My mom in Oberlin
My mom came to Oberlin this past January and taught a short-term course on women's rights in Iran. Here is the article that has been written about her course on my shcool's website(www.oberlin.edu):
Iranian Female Activist Leads Winter Term Project
By Betty Gabrielli / Photos by Brandon Ramos '06
February 6, 2006
Mehrangiz Kar, an attorney, writer, and one of Iran's leading activists, was a teacher-in-residence at Oberlin in January. The residency also offered her the opportunity to be with her daughter, Azadeh Pourzand, who is a student at Oberlin.
"Mehrangiz Kar has a distinguished career as a lawyer and advocate for human rights and women's rights," says Frances Hasso, associate professor and director of the gender and women's studies program. "Oberlin College was fortunate to have someone of her stature teaching here during winter term."
Kar has published widely on women's issues in Iran. Among her publications are Angel of Justice and Patches of Hell, a collection of essays that examine the status and position of women in pre- and post-revolutionary Iran.
Her Oberlin course addressed a subject she knows intimately: how women's lives in Iran changed after the Islamic Revolution of 1979; specifically the kinds of strategies that Iranian women have adopted throughout years under the Islamic regime and the ways in which they have faced various legal and religious obstacles in order to defend their rights.
Unable to return to Iran for the time being because of personal and public dangers, Kar had this to say: "Iran is in a very sensitive place right now. We're trying to overcome a long history of dictatorship, and this is the process. There are prices to pay, and I see myself as a sacrifice to this process."
In 2000, Kar was among 19 prominent Iranian writers and intellectuals arrested for participating in an academic and cultural conference in Berlin that publicly debated social reform in Iran. She was subsequently tried, convicted, and sentenced to four years in prison. An appeal reduced her sentence to six months.
In 2001, she came to the United States for treatment for breast cancer.
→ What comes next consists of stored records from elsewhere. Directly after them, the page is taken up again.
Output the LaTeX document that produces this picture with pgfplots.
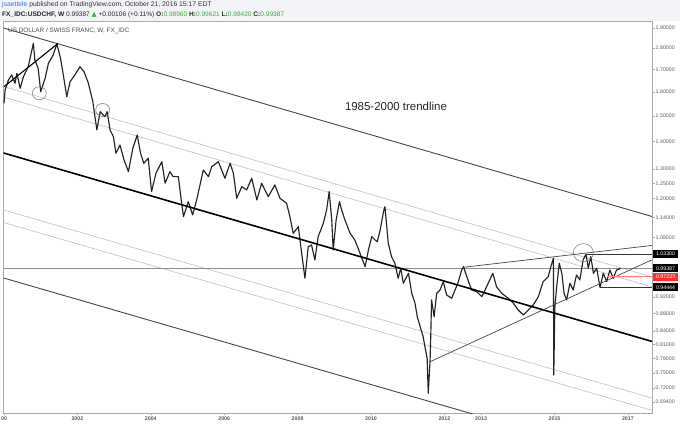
\documentclass[border=0pt]{standalone}
\usepackage{fontspec}
\setmainfont{Liberation Sans}
\newfontfamily\dejavu{DejaVu Sans}
\usepackage{pgfplots}
\pgfplotsset{compat=1.18}
\definecolor{hdrbg}{RGB}{242,244,247}
\definecolor{tvblue}{RGB}{46,120,210}
\definecolor{tvgreen}{RGB}{60,170,60}
\definecolor{ser}{RGB}{35,35,35}
\definecolor{lgray}{RGB}{192,192,192}
\definecolor{dgray}{RGB}{70,70,70}
\definecolor{tvred}{RGB}{255,50,50}
\definecolor{lred}{RGB}{255,130,130}
\definecolor{axgray}{RGB}{170,170,170}
\definecolor{lblgray}{RGB}{90,90,90}
\begin{document}
\begin{tikzpicture}[x=1bp,y=1bp]
\path[use as bounding box] (0,0) rectangle (680,427);
\fill[white] (0,0) rectangle (680,427);
\fill[hdrbg] (0,406) rectangle (680,427);
\node[anchor=west, inner sep=0, font=\fontsize{6.8}{8}\selectfont, text=black!80] at (2,422) {\textcolor{tvblue}{jsaettele} published on TradingView.com, October 21, 2016 15:17 EDT};
\node[anchor=west, inner sep=0, font=\fontsize{6.6}{8}\selectfont, text=black!85] at (2,412.5) {\textbf{FX\_IDC:USDCHF, W} 0.99387 {\dejavu\textcolor{tvgreen}{▲}} +0.00106 (+0.11\%) \textbf{O:}\textcolor{tvgreen}{0.98960} \textbf{H:}\textcolor{tvgreen}{0.99621} \textbf{L:}\textcolor{tvgreen}{0.98420} \textbf{C:}\textcolor{tvgreen}{0.99387}};
\node[anchor=west, inner sep=0, font=\fontsize{6.4}{7}\selectfont, text=black!70] at (8,396) {US DOLLAR / SWISS FRANC, W, FX\_IDC};
\begin{axis}[
  at={(3.5bp,14bp)}, anchor=south west, scale only axis,
  width=648.5bp, height=392bp,
  xmin=1999.986, xmax=2017.657,
  ymode=log, ymin=0.6732, ymax=1.9365,
  axis line style={draw=axgray, line width=0.6pt},
  ytick pos=right, xtick pos=bottom, tick align=outside,
  major tick length=2.5bp,
  tick style={draw=axgray, line width=0.4pt},
  yminorticks=false, xminorticks=false,
  ytick={0.694,0.72,0.75,0.78,0.81,0.84,0.88,0.92,1.08,1.14,1.20,1.25,1.30,1.40,1.50,1.60,1.70,1.80,1.90},
  yticklabels={0.69400,0.72000,0.75000,0.78000,0.81000,0.84000,0.88000,0.92000,1.08000,1.14000,1.20000,1.25000,1.30000,1.40000,1.50000,1.60000,1.70000,1.80000,1.90000},
  xtick={2000,2002,2004,2006,2008,2010,2012,2013,2015,2017},
  xticklabels={00,2002,2004,2006,2008,2010,2012,2013,2015,2017},
  yticklabel style={font=\fontsize{5.3}{6}\selectfont, text=lblgray, inner sep=1bp},
  xticklabel style={font=\fontsize{5.3}{6}\selectfont\bfseries, text=lblgray, inner sep=1.5bp},
  clip mode=individual,
]
% channel lines (parallel)
\addplot[lgray, line width=0.6pt] coordinates {(1999.986,1.6232) (2017.657,0.9713)};
\addplot[lgray, line width=0.6pt] coordinates {(1999.986,1.5778) (2017.657,0.9455)};
\addplot[lgray, line width=0.6pt] coordinates {(1999.986,1.1636) (2017.657,0.7010)};
\addplot[lgray, line width=0.6pt] coordinates {(1999.986,1.1250) (2017.657,0.6778)};
\addplot[dgray, line width=0.9pt] coordinates {(1999.986,1.9003) (2017.657,1.1433)};
\addplot[dgray, line width=0.9pt] coordinates {(1999.986,0.9687) (2017.657,0.5836)};
% horizontal last price line
\addplot[black!45, line width=0.6pt] coordinates {(1999.986,0.99387) (2017.657,0.99387)};
% series
\addplot[ser, line width=1.15pt, line join=round] coordinates {
(2000.00,1.5513) (2000.03,1.6079) (2000.12,1.6519) (2000.21,1.6743) (2000.30,1.6372)
(2000.35,1.6819) (2000.44,1.6153) (2000.53,1.6666) (2000.66,1.7121) (2000.80,1.8236)
(2000.84,1.7434) (2000.93,1.7048) (2001.00,1.6006) (2001.12,1.6594) (2001.21,1.7279)
(2001.34,1.7670) (2001.44,1.8202) (2001.54,1.7514) (2001.63,1.6594) (2001.71,1.5792)
(2001.80,1.6443) (2001.93,1.6743) (2002.07,1.7121) (2002.18,1.6892) (2002.30,1.6372)
(2002.42,1.5580) (2002.53,1.4436) (2002.62,1.5165) (2002.75,1.4963) (2002.81,1.5165)
(2002.89,1.4436) (2002.98,1.4178) (2003.05,1.3557) (2003.16,1.3864) (2003.27,1.3315)
(2003.39,1.2901) (2003.51,1.3741) (2003.63,1.4242) (2003.72,1.3557) (2003.81,1.3197)
(2003.93,1.3375) (2004.02,1.2224) (2004.14,1.2845) (2004.30,1.3254) (2004.39,1.2504)
(2004.52,1.2901) (2004.61,1.2728) (2004.75,1.2728) (2004.84,1.1847) (2004.89,1.1427)
(2005.02,1.1899) (2005.14,1.1480) (2005.25,1.1953) (2005.43,1.2960) (2005.57,1.2728)
(2005.66,1.3076) (2005.84,1.3254) (2006.02,1.2673) (2006.16,1.3197) (2006.25,1.2845)
(2006.34,1.2008) (2006.48,1.2390) (2006.61,1.2280) (2006.75,1.2673) (2006.89,1.1953)
(2007.02,1.2504) (2007.20,1.2060) (2007.38,1.2447) (2007.52,1.2008) (2007.70,1.1847)
(2007.79,1.1427) (2007.88,1.0927) (2008.02,1.1124) (2008.11,1.0354) (2008.20,0.9679)
(2008.29,1.0540) (2008.38,1.0588) (2008.47,1.0169) (2008.56,1.0828) (2008.70,1.1226)
(2008.79,1.1636) (2008.86,1.2224) (2008.93,1.1326) (2008.97,1.0447) (2009.05,1.1326)
(2009.14,1.1899) (2009.20,1.1636) (2009.29,1.1326) (2009.43,1.0927) (2009.56,1.0732)
(2009.70,1.0354) (2009.84,0.9987) (2009.93,1.0447) (2010.02,1.0828) (2010.11,1.0732)
(2010.17,1.0682) (2010.25,1.1025) (2010.34,1.1582) (2010.38,1.1740) (2010.47,1.0637)
(2010.56,1.0259) (2010.65,1.0079) (2010.74,0.9679) (2010.81,0.9944) (2010.88,0.9550)
(2011.02,0.9810) (2011.11,0.9296) (2011.20,0.9048) (2011.26,0.8727) (2011.34,0.8495)
(2011.42,0.8269) (2011.47,0.8049) (2011.53,0.7802) (2011.56,0.7099) (2011.61,0.7766)
(2011.63,0.8345) (2011.65,0.9129) (2011.72,0.8727) (2011.79,0.9296) (2011.88,0.9378)
(2011.97,0.9591) (2012.06,0.9253) (2012.20,0.9171) (2012.29,0.9378) (2012.38,0.9591)
(2012.47,0.9898) (2012.52,0.9987) (2012.61,0.9721) (2012.74,0.9378) (2012.88,0.9336)
(2013.02,0.9211) (2013.15,0.9462) (2013.32,0.9810) (2013.42,0.9462) (2013.56,0.9296)
(2013.74,0.9171) (2013.88,0.9048) (2014.01,0.8886) (2014.15,0.8768) (2014.29,0.8886)
(2014.42,0.9007) (2014.56,0.9211) (2014.69,0.9591) (2014.83,0.9721) (2014.90,0.9987)
(2014.97,1.0215) (2014.98,0.7458) (2015.01,0.8966) (2015.06,0.9462) (2015.13,1.0079)
(2015.20,0.9810) (2015.26,0.9296) (2015.33,0.9129) (2015.42,0.9550) (2015.51,0.9378)
(2015.60,0.9766) (2015.69,0.9635) (2015.78,1.0169) (2015.86,1.0330) (2015.92,0.9944)
(2015.99,1.0259) (2016.06,0.9810) (2016.15,0.9944) (2016.24,0.9444) (2016.33,0.9810)
(2016.42,0.9591) (2016.51,0.9898) (2016.60,0.9679) (2016.69,0.9898) (2016.80,0.99387)
};
% main 1985-2000 trendline
\addplot[black, line width=1.6pt] coordinates {(1999.986,1.3568) (2017.657,0.8163)};
% rising line 2000-2001
\addplot[black, line width=1.1pt] coordinates {(2000.0,1.6223) (2001.47,1.8227)};
% triangle lines
\addplot[dgray, line width=0.7pt] coordinates {(2011.61,0.7731) (2017.649,1.0169)};
\addplot[dgray, line width=0.7pt] coordinates {(2012.52,0.9970) (2017.649,1.0574)};
% horizontal levels
\addplot[black!80, line width=0.7pt] coordinates {(2015.88,1.0330) (2017.657,1.0330)};
\addplot[black!80, line width=0.7pt] coordinates {(2016.24,0.94444) (2017.657,0.94444)};
\addplot[lred, line width=1pt] coordinates {(2016.42,0.97233) (2017.657,0.97233)};
% circles
\draw[black!55, line width=0.5pt] (axis cs:2000.962,1.5937) ellipse [x radius=7bp, y radius=6.5bp];
\draw[black!55, line width=0.5pt] (axis cs:2002.689,1.5235) ellipse [x radius=7bp, y radius=6.5bp];
\draw[black!55, line width=0.5pt] (axis cs:2015.785,1.0371) ellipse [x radius=10bp, y radius=9bp];
% annotation
\node[font=\fontsize{11.5}{13}\selectfont, text=black!85] at (axis cs:2010.68,1.540) {1985-2000 trendline};
% price boxes
\node[fill=black, text=white, anchor=west, inner sep=0.8bp, minimum height=8bp, minimum width=25bp, font=\fontsize{5.3}{6}\selectfont] at (axis cs:2017.68,1.0330) {1.03300};
\node[fill=black, text=white, anchor=west, inner sep=0.8bp, minimum height=8bp, minimum width=25bp, font=\fontsize{5.3}{6}\selectfont] at (axis cs:2017.68,0.99387) {0.99387};
\node[fill=tvred, text=white, anchor=west, inner sep=0.8bp, minimum height=8bp, minimum width=25bp, font=\fontsize{5.3}{6}\selectfont] at (axis cs:2017.68,0.97233) {0.97233};
\node[fill=black, text=white, anchor=west, inner sep=0.8bp, minimum height=8bp, minimum width=25bp, font=\fontsize{5.3}{6}\selectfont] at (axis cs:2017.68,0.94444) {0.94444};
\end{axis}
\end{tikzpicture}
\end{document}
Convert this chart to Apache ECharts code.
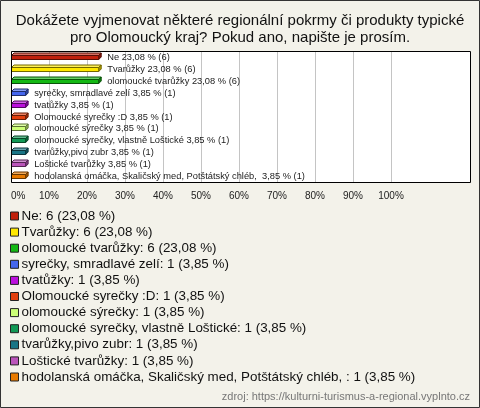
<!DOCTYPE html>
<html><head><meta charset="utf-8">
<script src="https://cdn.jsdelivr.net/npm/echarts@6/dist/echarts.min.js"></script>
<style>html,body{margin:0;padding:0;background:#f3f2ea}#c{width:480px;height:408px}</style>
</head><body><div id="c"></div>
<script>
const categories = [
  "Ne",
  "Tvarůžky",
  "olomoucké tvarůžky",
  "syrečky, smradlavé zelí",
  "tvatůžky",
  "Olomoucké syrečky :D",
  "olomoucké sýrečky",
  "olomoucké syrečky, vlastně Loštické",
  "tvarůžky,pivo zubr",
  "Loštické tvarůžky",
  "hodolanská omáčka, Skaličský med, Potštátský chléb, "
];
const counts = [6, 6, 6, 1, 1, 1, 1, 1, 1, 1, 1];
const percents = [23.08, 23.08, 23.08, 3.85, 3.85, 3.85, 3.85, 3.85, 3.85, 3.85, 3.85];
const colors = ["#c0200c", "#ffe800", "#14b814", "#4466ee", "#bb11dd", "#e2400f", "#ccff77", "#119955", "#1a7586", "#bb55bb", "#e87a00"];
const xTickValues = [0, 10, 20, 30, 40, 50, 60, 70, 80, 90, 100];
const titleText = "Dokážete vyjmenovat některé regionální pokrmy či produkty typické\npro Olomoucký kraj? Pokud ano, napište je prosím.";
const sourceText = "zdroj: https://kulturni-turismus-a-regional.vyplnto.cz";

const FONT = "Liberation Sans, Arial, sans-serif";
function fmt(p) { return p.toFixed(2).replace('.', ','); }
function mix(hex, t, target) {
  const n = parseInt(hex.slice(1), 16);
  const r = (n >> 16) & 255, g = (n >> 8) & 255, b = n & 255;
  const f = c => Math.round(c + (target - c) * t);
  return 'rgb(' + f(r) + ',' + f(g) + ',' + f(b) + ')';
}

const chart = echarts.init(document.getElementById('c'), null, {renderer: 'canvas'});

const series = categories.map((name, i) => ({
  type: 'custom',
  name: name,
  itemStyle: {color: colors[i]},
  data: [[percents[i], i]],
  renderItem: function (params, api) {
    const v = api.value(0), c = api.value(1);
    const p0 = api.coord([0, c]);
    const p1 = api.coord([v, c]);
    const d = 2.5, h = 4;
    const x0 = p0[0] + 0.5, x1 = p1[0];
    const yc = Math.round(p0[1]);
    const yf = yc - 1.5;
    const col = colors[i];
    const stroke = mix(col, 0.55, 0);
    return {
      type: 'group',
      children: [
        {type: 'polygon', shape: {points: [[x0, yf], [x0 + d, yf - d], [x1 + d, yf - d], [x1, yf]]},
          style: {fill: mix(col, 0.35, 255), stroke: stroke, lineWidth: 1}},
        {type: 'polygon', shape: {points: [[x1, yf], [x1 + d, yf - d], [x1 + d, yf - d + h], [x1, yf + h]]},
          style: {fill: mix(col, 0.3, 0), stroke: stroke, lineWidth: 1}},
        {type: 'rect', shape: {x: x0, y: yf, width: x1 - x0, height: h},
          style: {fill: col, stroke: stroke, lineWidth: 1}},
        {type: 'text', style: {text: name + ' ' + fmt(percents[i]) + ' % (' + counts[i] + ')',
          x: x1 + d + 6, y: yc, verticalAlign: 'middle', align: 'left',
          fontSize: 9.3, fontFamily: FONT, fill: '#222'}}
      ]
    };
  }
}));

chart.setOption({
  backgroundColor: '#f3f2ea',
  animation: false,
  title: [{
    text: titleText, left: 240, top: 12, textAlign: 'center', padding: 0,
    textStyle: {fontSize: 15, fontWeight: 'normal', color: '#111', fontFamily: FONT, lineHeight: 17, align: 'center'}
  }, {
    text: sourceText, right: 10, top: 390, padding: 0,
    textStyle: {fontSize: 11, fontWeight: 'normal', color: '#777', fontFamily: FONT, lineHeight: 14}
  }],
  grid: {left: 11, right: 89, top: 51, bottom: 226, containLabel: false},
  xAxis: {
    type: 'value', min: 0, max: 100, interval: 10,
    axisLine: {show: false}, axisTick: {show: false},
    splitLine: {show: true, lineStyle: {color: '#c4c4c4', width: 1}},
    axisLabel: {margin: 9, fontSize: 10, color: '#222', fontFamily: FONT, alignMinLabel: 'left',
      formatter: v => (xTickValues.indexOf(v) >= 0 ? v + '%' : '')}
  },
  yAxis: {
    type: 'category', data: categories, inverse: true,
    axisLine: {show: false}, axisTick: {show: false}, axisLabel: {show: false}, splitLine: {show: false}
  },
  legend: {
    orient: 'vertical', left: 10, top: 208, padding: 0, icon: 'rect', itemWidth: 8, itemHeight: 8, itemGap: 0.1,
    selectedMode: false,
    itemStyle: {borderColor: '#222', borderWidth: 1},
    textStyle: {fontSize: 13.4, color: '#111', fontFamily: FONT, lineHeight: 16, padding: [0, 0, 0, -2]},
    formatter: name => {
      const i = categories.indexOf(name);
      return name + ': ' + counts[i] + ' (' + fmt(percents[i]) + ' %)';
    },
    data: categories
  },
  graphic: [
    {type: 'rect', z: -10, shape: {x: 11.5, y: 51.5, width: 459, height: 131}, style: {fill: '#fff', stroke: null}},
    {type: 'rect', z: 100, shape: {x: 11.5, y: 51.5, width: 459, height: 131}, style: {fill: null, stroke: '#000', lineWidth: 1}},
    {type: 'rect', z: 100, shape: {x: 0.5, y: 0.5, width: 479, height: 407}, style: {fill: null, stroke: '#333', lineWidth: 1}}
  ],
  series: series
});
</script></body></html>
Because of her involvement in the Berlin conference, after her departure from Iran, her husband was kidnapped, tortured, released, and re-arrested. Though she wishes to see him and continue her legal work and activism at home, Kar has been advised it is not yet safe to return.
Support from the international community is aiding her in continuing her activism from abroad. In 2002 she received the Ludovic Trarieux International Human Rights Prize from the Human Rights of the Bar of Bordeaux and the European Lawyers Union.
Kar lives now in Cambridge, Massachusetts, where she is a fellow at the Kennedy School of Government at Harvard, Carr Center for Human Rights Policy. She is working on a number of books and articles, including an account of her husband's experiences in prison and a memoir of her 22 years as a lawyer in Iran. She also receives weekly checkups on the cancer. "I am not completely clear," she said in a recent interview for the web site of the weekly TV program IranDokht, "but the cancer is under control."
In the interview, Kar took the opportunity to address the women of Iran directly. Again, there is no doubt she was speaking from her own experience:
"I know that there is a long, arduous road ahead, but it is important to keep in mind that the struggles have only made us stronger. If the last two decades of pain indicate how women will react when faced with turmoil, then we do not have to worry.
"For we have met strife with hardened surfaces and determined spirits. The recent international attention toward the Iranian woman and her situation, together with the dedication of the females within Iran, speaks volumes. I see the women of Iran at the beginning of something far greater."